What you could grow (and when) in 1800

Thomas Jefferson was a man of many interests, and being President of the United States doesn’t seem to have deterred him from pursuing them. If from the White House he couldn’t putter in his beloved garden at Monticello, he still managed to keep up with the business. During his eight years in Washington, he kept track in his journal of the produce available month by month at the city market and drew up a chart showing each item’s earliest and latest availability during his residence — a fascinating, if a bit foggy and bubbly, window into early American gardening and vegetable consumption.

Because I’ll not be out-geeked by a two-centuries-dead president, I’ve made an HTML version of Jefferson’s chart.
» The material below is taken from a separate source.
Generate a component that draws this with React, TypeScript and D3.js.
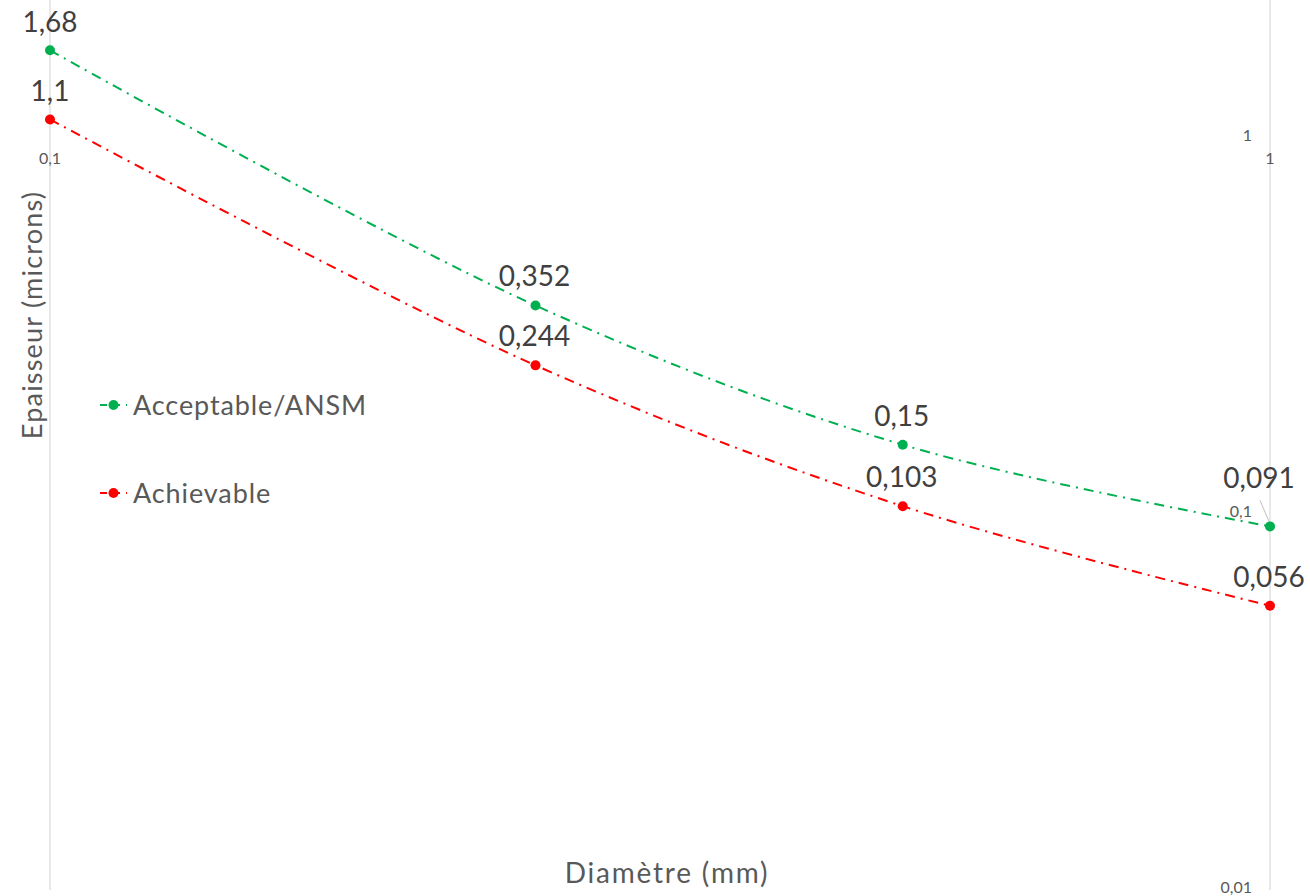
import React from "react";
import * as d3 from "d3";

// Diameter (mm) of each measurement point
const diameters = [0.1, 0.25, 0.5, 1];
// Thickness (microns) per series
const acceptableValues = [1.68, 0.352, 0.15, 0.091];
const achievableValues = [1.1, 0.244, 0.103, 0.056];
const seriesNames = ["Acceptable/ANSM", "Achievable"];
const seriesColors = ["#00B050", "#FF0000"];
const xTicks = [0.1, 1];
const yTicks = [1, 0.1, 0.01];

const W = 1310;
const H = 896;
const FONT = "Lato, 'Open Sans', sans-serif";

const fmt = (v: number) => String(v).replace(".", ",");

export default function App() {
  const x = d3.scaleLog().domain([0.1, 1]).range([50, 1270]);
  const y = d3.scaleLog().domain([0.01, 1]).range([887, 135]);

  const series = [
    { name: seriesNames[0], color: seriesColors[0], values: acceptableValues },
    { name: seriesNames[1], color: seriesColors[1], values: achievableValues },
  ];

  const line = d3
    .line<[number, number]>()
    .x((d) => x(d[0]))
    .y((d) => y(d[1]))
    .curve(d3.curveCatmullRom.alpha(0.5));

  // per-label nudges so labels sit clear of the axis lines
  const labelShift = (si: number, i: number): [number, number] => {
    if (si === 0 && i === 3) return [-11, -38];
    if (i === 0) return [0, -18];
    return [-1, -19];
  };

  return (
    <svg width={W} height={H} style={{ position: "absolute", left: 0, top: 0, background: "#fff" }} fontFamily={FONT}>
      {/* vertical grid / axis lines */}
      {xTicks.map((t) => (
        <line key={"g" + t} x1={x(t)} x2={x(t)} y1={0} y2={890} stroke="#d9d9d9" strokeWidth={1.2} />
      ))}

      {/* x tick labels (axis crosses at y = 1) */}
      {xTicks.map((t) => (
        <text key={"xt" + t} x={x(t)} y={y(1) + 29} textAnchor="middle" fontSize={16} fill="#595959">
          {fmt(t)}
        </text>
      ))}

      {/* y tick labels (axis crosses at x = 1) */}
      {yTicks.map((t) => (
        <text key={"yt" + t} x={x(1) - 18} y={y(t) + 6} textAnchor="end" fontSize={16} fill="#595959">
          {fmt(t)}
        </text>
      ))}

      {/* series lines */}
      {series.map((s) => (
        <path
          key={"l" + s.name}
          d={line(diameters.map((d, i) => [d, s.values[i]] as [number, number])) || ""}
          fill="none"
          stroke={s.color}
          strokeWidth={2}
          strokeDasharray="10,6,2,6"
        />
      ))}

      {/* leader line for the offset label */}
      <line x1={x(1) - 10} y1={y(acceptableValues[3]) - 26} x2={x(1) - 1} y2={y(acceptableValues[3]) - 5} stroke="#bfbfbf" strokeWidth={1} />

      {/* markers */}
      {series.map((s) =>
        diameters.map((d, i) => (
          <circle key={s.name + i} cx={x(d)} cy={y(s.values[i])} r={5} fill={s.color} />
        ))
      )}

      {/* data labels */}
      {series.map((s, si) =>
        diameters.map((d, i) => {
          const [dx, dy] = labelShift(si, i);
          return (
            <text key={"dl" + s.name + i} x={x(d) + dx} y={y(s.values[i]) + dy} textAnchor="middle" fontSize={28} fill="#404040">
              {fmt(s.values[i])}
            </text>
          );
        })
      )}

      {/* legend */}
      {series.map((s, i) => {
        const ly = 405 + i * 88;
        return (
          <g key={"lg" + s.name}>
            <line x1={100} x2={127} y1={ly} y2={ly} stroke={s.color} strokeWidth={2} strokeDasharray="7,6" />
            <circle cx={113.5} cy={ly} r={5} fill={s.color} />
            <text x={133} y={ly + 10} fontSize={27} letterSpacing={0.9} fill="#595959">
              {s.name}
            </text>
          </g>
        );
      })}

      {/* axis titles */}
      <text transform="translate(42,315) rotate(-90)" textAnchor="middle" fontSize={27} letterSpacing={1.2} fill="#595959">
        Epaisseur (microns)
      </text>
      <text x={667} y={883} textAnchor="middle" fontSize={28} letterSpacing={1.8} fill="#595959">
        Diamètre (mm)
      </text>
    </svg>
  );
}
His handwritten original was quite clever (you can see it at low resolution on the Monticello website) and I’ve preserved the basic design while adding a bit of interactivity: for now just the ability to mouse over headings to highlight rows and columns, but eventually also to view definitions and commentary on various items of produce.

screen shot

Proper commentary will take more research than I’ve had time for this month, but in the meantime, here are a few observations:

  1. Despite the deservedly bad reputation of most early American farmers and the technology-fired notions of “progressive” farmers in the twentieth century, some gardeners, at least, were able to grow vegetables for market over surprisingly long seasons in 1800. Lettuce, spinach, and parsley were available year-round. Cucumbers appeared as early as April. And who grows artichokes commercially on the Chesapeake at all nowadays?
  2. Clearly, then, gardeners were using some methods of season extension — hot beds and cold frames, as well as cold storage for long-keeping items like cabbages and potatoes.
  3. That said, the bars represent the longest possible season for each item; they begin with the earliest date the item appeared over eight years and end with the latest date its season ended. One early spring and one warm fall, years apart, could make some seasons appear two months longer than in any given year they actually were.
  4. Additionally, we don’t know how much of any given item was available out of its normal season (e.g. lettuce in January), or what it cost. Given what I know of early nineteenth-century hot-bed technology (of which I’ll say more in a later post — I know you can’t wait), it was likely quite expensive. We also don’t know what the quality was like — but given the alternative of eating root-cellared turnips and sauerkraut, I imagine people took what they could get.
  5. Some fairly obvious items aren’t listed — apples, for example. This doesn’t seem to be a complete list of produce available in Washington.
  6. Finally, it’s worth noting that Washington was a very new city in 1801; the White House wasn’t ready for occupancy until November, 1800, just five months before Jefferson was sworn in. Was there a market in Alexandria prior to 1800, and did market gardeners ramp up production when the Federals showed up? Who were these market gardeners? Were they specialists? Planters who expanded their domestic operations? Women selling vegetables and herbs on the side, along with butter and eggs?

I’ll have more to say about this chart in later posts as I do more research into the gardening of that time. I’m also planning to do a version of Jefferson’s chart for a local farmers market in the last decade, for comparison.